Source code of charts:

***

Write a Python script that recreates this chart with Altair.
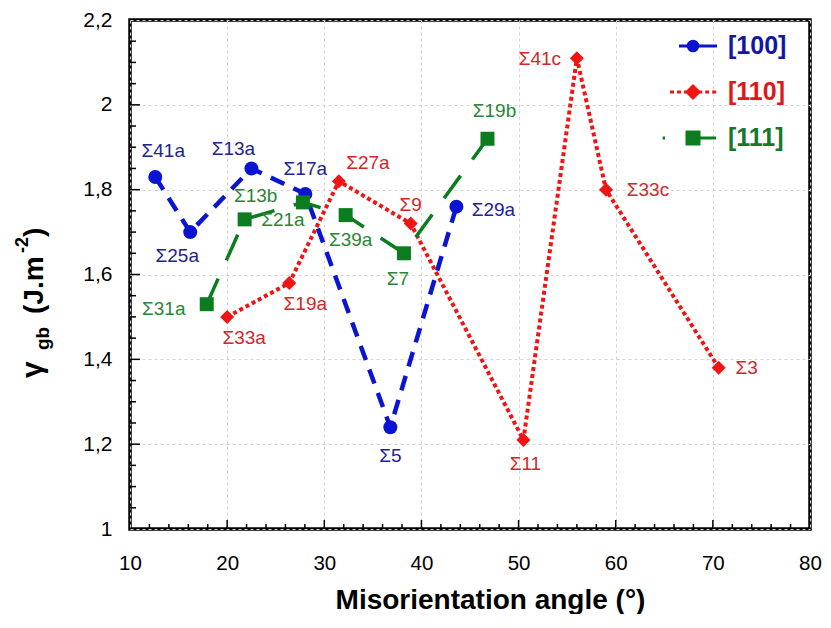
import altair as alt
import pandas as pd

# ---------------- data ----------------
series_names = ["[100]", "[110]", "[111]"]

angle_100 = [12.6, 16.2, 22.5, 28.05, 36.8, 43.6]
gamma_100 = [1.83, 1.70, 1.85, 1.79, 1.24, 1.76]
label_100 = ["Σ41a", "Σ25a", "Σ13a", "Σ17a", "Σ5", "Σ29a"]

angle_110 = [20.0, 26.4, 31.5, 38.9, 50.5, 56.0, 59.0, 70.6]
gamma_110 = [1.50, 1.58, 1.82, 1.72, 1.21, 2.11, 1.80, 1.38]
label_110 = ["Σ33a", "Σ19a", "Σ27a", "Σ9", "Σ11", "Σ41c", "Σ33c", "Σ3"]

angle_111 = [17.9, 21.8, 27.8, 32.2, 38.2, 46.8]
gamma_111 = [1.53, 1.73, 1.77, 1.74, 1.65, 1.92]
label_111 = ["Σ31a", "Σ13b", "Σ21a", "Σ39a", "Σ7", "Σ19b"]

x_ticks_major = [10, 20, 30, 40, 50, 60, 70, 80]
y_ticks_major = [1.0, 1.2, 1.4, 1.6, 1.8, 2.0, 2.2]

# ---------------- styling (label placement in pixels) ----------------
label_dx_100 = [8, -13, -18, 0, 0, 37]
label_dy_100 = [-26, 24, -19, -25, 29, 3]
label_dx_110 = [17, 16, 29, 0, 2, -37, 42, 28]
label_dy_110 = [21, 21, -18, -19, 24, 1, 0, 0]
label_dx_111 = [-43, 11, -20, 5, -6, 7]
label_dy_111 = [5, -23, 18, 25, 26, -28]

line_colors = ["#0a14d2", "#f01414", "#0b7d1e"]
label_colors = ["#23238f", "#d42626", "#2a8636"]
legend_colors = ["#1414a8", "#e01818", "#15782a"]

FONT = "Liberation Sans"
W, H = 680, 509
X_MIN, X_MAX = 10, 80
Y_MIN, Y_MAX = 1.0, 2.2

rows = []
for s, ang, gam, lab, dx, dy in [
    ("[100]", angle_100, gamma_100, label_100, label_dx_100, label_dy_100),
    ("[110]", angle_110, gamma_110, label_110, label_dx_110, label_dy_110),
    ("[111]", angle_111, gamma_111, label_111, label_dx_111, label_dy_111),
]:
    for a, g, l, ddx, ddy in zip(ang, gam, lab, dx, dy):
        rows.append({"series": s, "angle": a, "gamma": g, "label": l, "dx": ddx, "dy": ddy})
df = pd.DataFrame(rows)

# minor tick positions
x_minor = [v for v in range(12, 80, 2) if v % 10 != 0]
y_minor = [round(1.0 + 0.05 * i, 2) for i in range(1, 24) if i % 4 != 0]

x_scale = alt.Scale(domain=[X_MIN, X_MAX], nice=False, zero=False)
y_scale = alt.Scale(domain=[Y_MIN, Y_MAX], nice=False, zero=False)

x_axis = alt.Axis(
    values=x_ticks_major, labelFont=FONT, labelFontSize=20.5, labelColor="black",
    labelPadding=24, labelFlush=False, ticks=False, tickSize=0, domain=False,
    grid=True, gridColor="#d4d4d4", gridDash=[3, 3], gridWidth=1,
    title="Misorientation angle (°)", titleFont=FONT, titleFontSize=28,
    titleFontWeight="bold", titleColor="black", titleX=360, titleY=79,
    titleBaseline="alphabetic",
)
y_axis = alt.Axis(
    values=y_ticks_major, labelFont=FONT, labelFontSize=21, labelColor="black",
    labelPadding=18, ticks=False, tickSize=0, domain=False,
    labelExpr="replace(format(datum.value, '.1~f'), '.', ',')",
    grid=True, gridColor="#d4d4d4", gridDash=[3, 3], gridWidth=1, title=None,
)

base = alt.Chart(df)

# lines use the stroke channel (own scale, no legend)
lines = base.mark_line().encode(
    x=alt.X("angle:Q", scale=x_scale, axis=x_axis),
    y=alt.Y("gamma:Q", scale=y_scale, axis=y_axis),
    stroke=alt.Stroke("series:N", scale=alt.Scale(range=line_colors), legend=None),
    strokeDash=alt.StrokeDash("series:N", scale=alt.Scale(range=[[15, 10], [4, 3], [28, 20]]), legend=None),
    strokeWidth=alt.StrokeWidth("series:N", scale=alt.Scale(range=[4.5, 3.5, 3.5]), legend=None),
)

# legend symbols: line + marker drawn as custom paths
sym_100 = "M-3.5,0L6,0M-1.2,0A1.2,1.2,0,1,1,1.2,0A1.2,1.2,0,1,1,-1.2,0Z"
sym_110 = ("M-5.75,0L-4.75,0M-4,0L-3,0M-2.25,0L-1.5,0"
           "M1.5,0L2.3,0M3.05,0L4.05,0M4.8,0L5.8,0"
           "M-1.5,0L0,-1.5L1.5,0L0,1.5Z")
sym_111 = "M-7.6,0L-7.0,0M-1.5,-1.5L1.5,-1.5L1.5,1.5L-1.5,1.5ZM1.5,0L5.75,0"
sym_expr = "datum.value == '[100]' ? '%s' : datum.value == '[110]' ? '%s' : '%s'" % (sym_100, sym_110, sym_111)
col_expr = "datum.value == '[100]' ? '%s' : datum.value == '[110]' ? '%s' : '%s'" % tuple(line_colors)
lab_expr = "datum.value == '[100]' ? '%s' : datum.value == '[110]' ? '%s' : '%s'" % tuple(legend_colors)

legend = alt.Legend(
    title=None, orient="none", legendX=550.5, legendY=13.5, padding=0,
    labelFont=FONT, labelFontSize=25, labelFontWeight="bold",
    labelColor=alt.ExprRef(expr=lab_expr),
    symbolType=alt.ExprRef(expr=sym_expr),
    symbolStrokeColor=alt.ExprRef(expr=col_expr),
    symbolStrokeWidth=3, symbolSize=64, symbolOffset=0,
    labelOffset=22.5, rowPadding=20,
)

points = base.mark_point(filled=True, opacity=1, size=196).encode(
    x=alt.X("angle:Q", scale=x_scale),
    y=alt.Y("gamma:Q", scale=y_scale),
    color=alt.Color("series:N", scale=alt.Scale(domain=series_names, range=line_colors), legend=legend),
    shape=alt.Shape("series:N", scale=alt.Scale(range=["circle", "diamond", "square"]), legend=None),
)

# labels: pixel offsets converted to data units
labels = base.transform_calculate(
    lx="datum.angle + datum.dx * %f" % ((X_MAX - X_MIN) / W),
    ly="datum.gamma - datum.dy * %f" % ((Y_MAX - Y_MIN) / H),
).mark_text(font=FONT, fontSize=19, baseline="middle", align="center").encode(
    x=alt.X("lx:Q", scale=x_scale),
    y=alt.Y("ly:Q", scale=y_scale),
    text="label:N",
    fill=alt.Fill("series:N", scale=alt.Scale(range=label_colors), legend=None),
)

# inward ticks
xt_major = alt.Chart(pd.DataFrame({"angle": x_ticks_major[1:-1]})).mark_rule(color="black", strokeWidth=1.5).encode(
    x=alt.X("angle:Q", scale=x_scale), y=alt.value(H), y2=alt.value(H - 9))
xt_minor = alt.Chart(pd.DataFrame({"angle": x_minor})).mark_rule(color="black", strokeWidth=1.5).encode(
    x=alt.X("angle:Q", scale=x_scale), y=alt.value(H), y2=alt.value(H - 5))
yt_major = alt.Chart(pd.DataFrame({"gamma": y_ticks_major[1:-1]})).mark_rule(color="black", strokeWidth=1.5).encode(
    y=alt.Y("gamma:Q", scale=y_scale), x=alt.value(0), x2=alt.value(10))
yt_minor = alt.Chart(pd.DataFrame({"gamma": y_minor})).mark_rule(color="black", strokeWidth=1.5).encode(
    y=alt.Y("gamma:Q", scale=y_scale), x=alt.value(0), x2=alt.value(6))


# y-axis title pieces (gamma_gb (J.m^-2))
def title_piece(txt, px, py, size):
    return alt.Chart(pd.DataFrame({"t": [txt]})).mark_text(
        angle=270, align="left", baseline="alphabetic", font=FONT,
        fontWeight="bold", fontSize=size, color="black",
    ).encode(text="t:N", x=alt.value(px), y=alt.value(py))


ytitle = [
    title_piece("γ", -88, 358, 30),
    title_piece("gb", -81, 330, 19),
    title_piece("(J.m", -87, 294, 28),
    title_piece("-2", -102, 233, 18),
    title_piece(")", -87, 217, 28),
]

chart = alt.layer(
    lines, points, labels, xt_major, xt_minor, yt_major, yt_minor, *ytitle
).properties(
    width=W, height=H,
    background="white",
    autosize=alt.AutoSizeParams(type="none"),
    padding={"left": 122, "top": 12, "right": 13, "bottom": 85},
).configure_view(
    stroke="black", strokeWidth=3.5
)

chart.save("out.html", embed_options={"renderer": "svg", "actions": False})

***

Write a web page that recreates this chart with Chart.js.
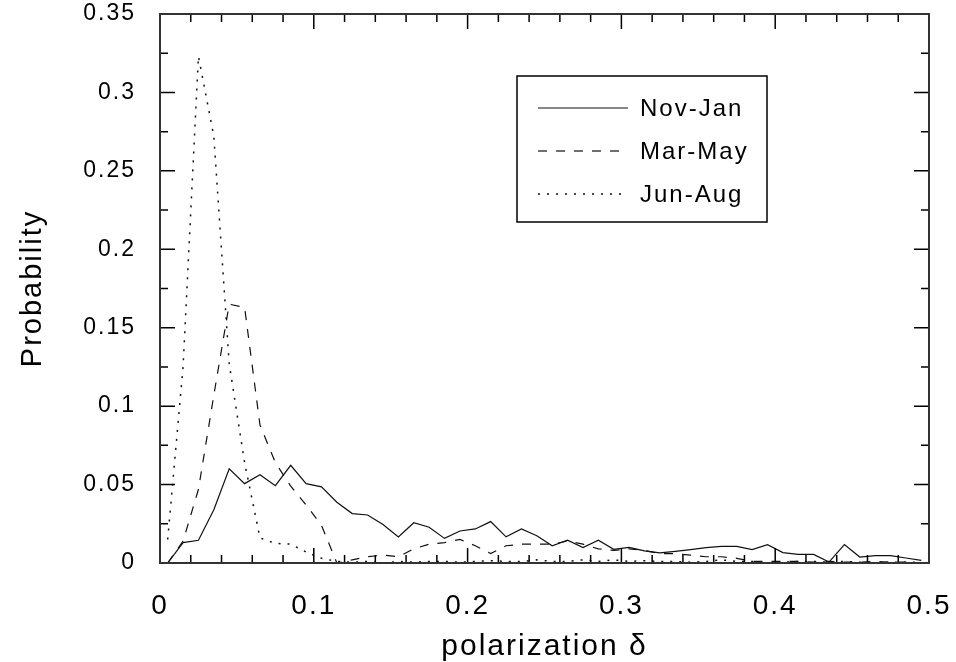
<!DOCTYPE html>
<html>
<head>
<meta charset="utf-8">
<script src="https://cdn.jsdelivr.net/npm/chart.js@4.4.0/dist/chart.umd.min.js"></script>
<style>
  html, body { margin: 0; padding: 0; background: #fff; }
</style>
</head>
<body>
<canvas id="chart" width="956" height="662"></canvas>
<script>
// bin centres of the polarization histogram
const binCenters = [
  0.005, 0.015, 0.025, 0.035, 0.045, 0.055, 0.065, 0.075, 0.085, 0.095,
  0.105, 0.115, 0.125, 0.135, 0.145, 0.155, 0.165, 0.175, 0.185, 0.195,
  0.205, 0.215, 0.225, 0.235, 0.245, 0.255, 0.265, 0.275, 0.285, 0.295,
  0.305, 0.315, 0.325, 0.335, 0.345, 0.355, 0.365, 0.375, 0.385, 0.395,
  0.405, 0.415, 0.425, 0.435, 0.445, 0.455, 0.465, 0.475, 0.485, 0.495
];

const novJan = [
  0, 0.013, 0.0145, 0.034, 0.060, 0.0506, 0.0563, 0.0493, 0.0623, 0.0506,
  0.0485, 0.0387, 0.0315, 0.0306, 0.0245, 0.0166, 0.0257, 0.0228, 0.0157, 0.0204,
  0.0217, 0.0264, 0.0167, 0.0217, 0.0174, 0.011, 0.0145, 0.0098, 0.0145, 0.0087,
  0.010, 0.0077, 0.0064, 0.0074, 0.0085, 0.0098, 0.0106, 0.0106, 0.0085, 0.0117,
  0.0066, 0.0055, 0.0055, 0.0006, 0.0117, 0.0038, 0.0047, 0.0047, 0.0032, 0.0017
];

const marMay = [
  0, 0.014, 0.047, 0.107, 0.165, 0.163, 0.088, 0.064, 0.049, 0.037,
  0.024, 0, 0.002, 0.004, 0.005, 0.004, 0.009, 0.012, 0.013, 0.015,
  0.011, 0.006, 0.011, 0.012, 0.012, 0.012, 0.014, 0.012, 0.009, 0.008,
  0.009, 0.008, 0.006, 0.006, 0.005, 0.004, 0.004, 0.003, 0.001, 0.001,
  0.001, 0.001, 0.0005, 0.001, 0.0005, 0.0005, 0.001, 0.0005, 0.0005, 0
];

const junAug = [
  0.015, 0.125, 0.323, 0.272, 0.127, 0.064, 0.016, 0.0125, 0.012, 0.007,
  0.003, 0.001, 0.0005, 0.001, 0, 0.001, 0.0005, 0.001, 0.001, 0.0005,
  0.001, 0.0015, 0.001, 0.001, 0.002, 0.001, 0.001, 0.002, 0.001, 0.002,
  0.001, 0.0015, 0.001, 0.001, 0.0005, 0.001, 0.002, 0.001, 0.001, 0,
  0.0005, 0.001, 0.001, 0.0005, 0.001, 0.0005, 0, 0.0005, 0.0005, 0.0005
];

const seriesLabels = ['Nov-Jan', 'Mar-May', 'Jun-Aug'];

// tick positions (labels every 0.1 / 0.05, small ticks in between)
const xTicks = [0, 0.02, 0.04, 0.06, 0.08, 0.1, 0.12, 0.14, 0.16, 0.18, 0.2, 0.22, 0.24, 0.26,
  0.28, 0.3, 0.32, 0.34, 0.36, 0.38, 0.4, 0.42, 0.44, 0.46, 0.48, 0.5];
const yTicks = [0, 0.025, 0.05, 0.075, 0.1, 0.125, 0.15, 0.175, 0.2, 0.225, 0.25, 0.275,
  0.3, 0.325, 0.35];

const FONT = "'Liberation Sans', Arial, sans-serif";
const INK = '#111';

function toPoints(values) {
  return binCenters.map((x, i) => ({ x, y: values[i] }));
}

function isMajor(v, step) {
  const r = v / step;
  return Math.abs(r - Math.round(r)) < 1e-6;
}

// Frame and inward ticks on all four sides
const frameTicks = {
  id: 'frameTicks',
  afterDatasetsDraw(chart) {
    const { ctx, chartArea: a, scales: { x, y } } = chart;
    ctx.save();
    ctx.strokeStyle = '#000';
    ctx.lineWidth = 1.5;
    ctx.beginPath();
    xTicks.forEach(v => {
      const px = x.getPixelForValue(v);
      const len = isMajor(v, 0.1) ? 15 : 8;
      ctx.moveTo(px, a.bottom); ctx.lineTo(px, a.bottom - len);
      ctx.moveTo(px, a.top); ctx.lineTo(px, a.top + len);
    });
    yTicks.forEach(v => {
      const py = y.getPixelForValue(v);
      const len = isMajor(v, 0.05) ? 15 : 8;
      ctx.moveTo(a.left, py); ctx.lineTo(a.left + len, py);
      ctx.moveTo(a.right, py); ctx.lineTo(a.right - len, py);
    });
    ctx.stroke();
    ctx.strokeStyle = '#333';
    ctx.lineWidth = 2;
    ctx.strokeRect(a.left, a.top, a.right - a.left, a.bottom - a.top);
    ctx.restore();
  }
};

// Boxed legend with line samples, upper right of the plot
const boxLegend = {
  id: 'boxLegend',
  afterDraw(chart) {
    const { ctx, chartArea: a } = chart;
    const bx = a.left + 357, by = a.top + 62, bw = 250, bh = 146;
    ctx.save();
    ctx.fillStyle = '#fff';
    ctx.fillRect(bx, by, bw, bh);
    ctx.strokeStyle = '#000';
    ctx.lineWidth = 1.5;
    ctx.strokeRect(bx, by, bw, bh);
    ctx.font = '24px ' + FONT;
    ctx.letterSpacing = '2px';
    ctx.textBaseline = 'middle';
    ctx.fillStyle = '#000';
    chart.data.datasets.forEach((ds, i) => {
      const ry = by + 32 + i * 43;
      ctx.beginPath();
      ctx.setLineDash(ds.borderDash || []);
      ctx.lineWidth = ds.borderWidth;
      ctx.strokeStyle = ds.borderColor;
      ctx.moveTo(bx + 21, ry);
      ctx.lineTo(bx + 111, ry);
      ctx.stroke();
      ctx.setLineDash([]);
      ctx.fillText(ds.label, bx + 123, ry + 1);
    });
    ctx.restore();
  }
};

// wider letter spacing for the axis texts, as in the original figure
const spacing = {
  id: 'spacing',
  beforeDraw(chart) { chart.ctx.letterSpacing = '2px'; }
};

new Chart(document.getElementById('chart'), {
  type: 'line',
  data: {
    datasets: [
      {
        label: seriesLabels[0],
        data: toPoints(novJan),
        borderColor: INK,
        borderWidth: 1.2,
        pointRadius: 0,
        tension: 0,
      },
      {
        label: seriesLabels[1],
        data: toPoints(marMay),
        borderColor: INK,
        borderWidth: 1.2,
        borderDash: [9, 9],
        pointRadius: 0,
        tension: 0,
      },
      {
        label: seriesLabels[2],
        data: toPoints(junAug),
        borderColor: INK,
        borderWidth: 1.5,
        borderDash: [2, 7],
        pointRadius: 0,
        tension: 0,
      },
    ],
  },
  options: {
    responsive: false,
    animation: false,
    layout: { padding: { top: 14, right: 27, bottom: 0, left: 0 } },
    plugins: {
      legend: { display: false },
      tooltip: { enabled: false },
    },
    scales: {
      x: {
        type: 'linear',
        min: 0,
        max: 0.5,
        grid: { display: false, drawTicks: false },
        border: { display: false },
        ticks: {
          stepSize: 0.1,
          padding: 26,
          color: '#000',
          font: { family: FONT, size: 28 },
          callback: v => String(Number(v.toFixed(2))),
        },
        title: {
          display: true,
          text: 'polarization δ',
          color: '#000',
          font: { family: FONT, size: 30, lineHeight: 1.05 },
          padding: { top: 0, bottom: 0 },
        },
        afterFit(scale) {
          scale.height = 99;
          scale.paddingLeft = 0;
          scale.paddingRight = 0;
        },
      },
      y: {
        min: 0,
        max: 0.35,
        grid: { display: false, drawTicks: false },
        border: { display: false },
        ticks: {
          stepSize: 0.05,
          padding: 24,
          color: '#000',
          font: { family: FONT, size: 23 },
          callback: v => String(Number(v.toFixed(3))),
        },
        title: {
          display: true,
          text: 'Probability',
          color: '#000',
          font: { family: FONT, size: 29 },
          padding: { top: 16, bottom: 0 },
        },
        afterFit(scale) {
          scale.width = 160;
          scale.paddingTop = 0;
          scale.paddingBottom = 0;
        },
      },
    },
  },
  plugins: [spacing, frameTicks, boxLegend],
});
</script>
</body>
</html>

***

Stated goal:
All lines above from the one containing "Write a web" through the one containing "const seriesLabels = ['Nov-Jan', 'Mar-May', 'Jun-Aug'];" are to be quoted exactly, and only those; pictures are left out.

Written solution:
Write a web page that recreates this chart with Chart.js.
<!DOCTYPE html>
<html>
<head>
<meta charset="utf-8">
<script src="https://cdn.jsdelivr.net/npm/chart.js@4.4.0/dist/chart.umd.min.js"></script>
<style>
  html, body { margin: 0; padding: 0; background: #fff; }
</style>
</head>
<body>
<canvas id="chart" width="956" height="662"></canvas>
<script>
// bin centres of the polarization histogram
const binCenters = [
  0.005, 0.015, 0.025, 0.035, 0.045, 0.055, 0.065, 0.075, 0.085, 0.095,
  0.105, 0.115, 0.125, 0.135, 0.145, 0.155, 0.165, 0.175, 0.185, 0.195,
  0.205, 0.215, 0.225, 0.235, 0.245, 0.255, 0.265, 0.275, 0.285, 0.295,
  0.305, 0.315, 0.325, 0.335, 0.345, 0.355, 0.365, 0.375, 0.385, 0.395,
  0.405, 0.415, 0.425, 0.435, 0.445, 0.455, 0.465, 0.475, 0.485, 0.495
];

const novJan = [
  0, 0.013, 0.0145, 0.034, 0.060, 0.0506, 0.0563, 0.0493, 0.0623, 0.0506,
  0.0485, 0.0387, 0.0315, 0.0306, 0.0245, 0.0166, 0.0257, 0.0228, 0.0157, 0.0204,
  0.0217, 0.0264, 0.0167, 0.0217, 0.0174, 0.011, 0.0145, 0.0098, 0.0145, 0.0087,
  0.010, 0.0077, 0.0064, 0.0074, 0.0085, 0.0098, 0.0106, 0.0106, 0.0085, 0.0117,
  0.0066, 0.0055, 0.0055, 0.0006, 0.0117, 0.0038, 0.0047, 0.0047, 0.0032, 0.0017
];

const marMay = [
  0, 0.014, 0.047, 0.107, 0.165, 0.163, 0.088, 0.064, 0.049, 0.037,
  0.024, 0, 0.002, 0.004, 0.005, 0.004, 0.009, 0.012, 0.013, 0.015,
  0.011, 0.006, 0.011, 0.012, 0.012, 0.012, 0.014, 0.012, 0.009, 0.008,
  0.009, 0.008, 0.006, 0.006, 0.005, 0.004, 0.004, 0.003, 0.001, 0.001,
  0.001, 0.001, 0.0005, 0.001, 0.0005, 0.0005, 0.001, 0.0005, 0.0005, 0
];

const junAug = [
  0.015, 0.125, 0.323, 0.272, 0.127, 0.064, 0.016, 0.0125, 0.012, 0.007,
  0.003, 0.001, 0.0005, 0.001, 0, 0.001, 0.0005, 0.001, 0.001, 0.0005,
  0.001, 0.0015, 0.001, 0.001, 0.002, 0.001, 0.001, 0.002, 0.001, 0.002,
  0.001, 0.0015, 0.001, 0.001, 0.0005, 0.001, 0.002, 0.001, 0.001, 0,
  0.0005, 0.001, 0.001, 0.0005, 0.001, 0.0005, 0, 0.0005, 0.0005, 0.0005
];

const seriesLabels = ['Nov-Jan', 'Mar-May', 'Jun-Aug'];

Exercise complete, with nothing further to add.